Back to Garza, I'm working that bottom of the zone hard, and getting it consistently, and then I notice as I'm going along that Ricky's giving me some corners, and giving me some leeway up top, too, calling some of the high fastballs I intend to be show pitches as high strikes. The Yankees are looking at him, the announcers are mentioning the generous strike zone, it's all working for me.

Cut back to the Cubs at bat, bullpen comes in (don't remember who...a starter, but the Yankees pile up so many of them) and Ricky squeezes him unmercifully. Can't get a break. I work the count, get a few hits, score another couple over the next few innings, Ricky helping me all along the way.

And Garza... if he had a bit more stamina, I might have thrown a shutout with him, but I eventually had to bring in the bullpen, and Ricky seemed to like what they were throwing, too. Ended up winning 7-0, mainly because the ump seemed to not like the Yankees much.

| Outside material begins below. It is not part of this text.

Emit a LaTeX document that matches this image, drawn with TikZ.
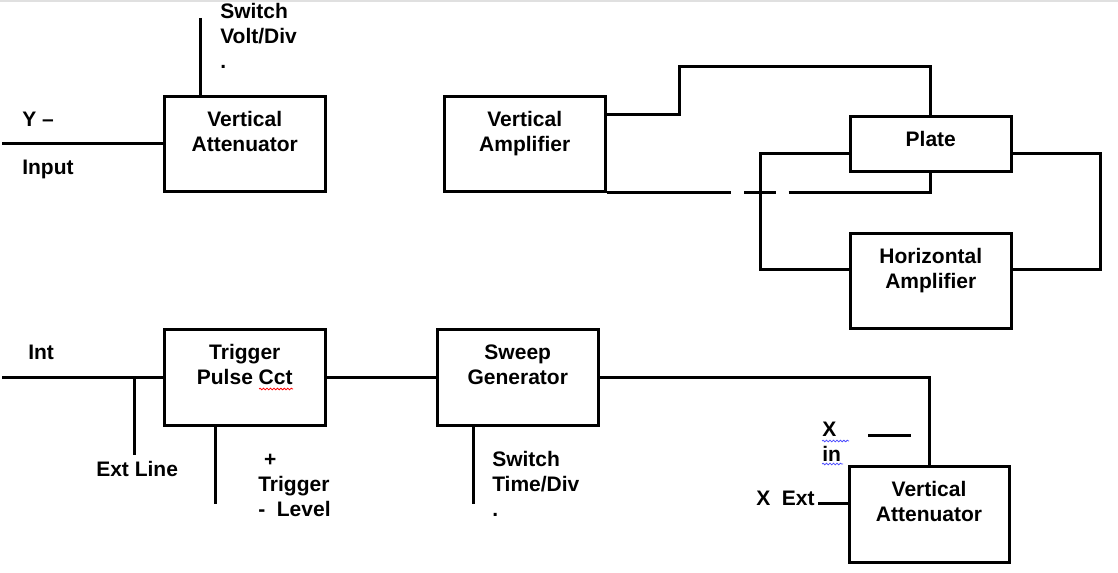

No, the point is, it does seem that in certain situations you really can work an umpire like you used to be able to work guys like Eric Gregg back in the day, and like Glavine and Maddux used to do, gradually expanding the zone until it's like 40 inches by 40 inches. Good? Bad? I don't know, it was fun being on the good end of it, but if I'd been the Yankees, I bet I'd be posting this in the bugs thread.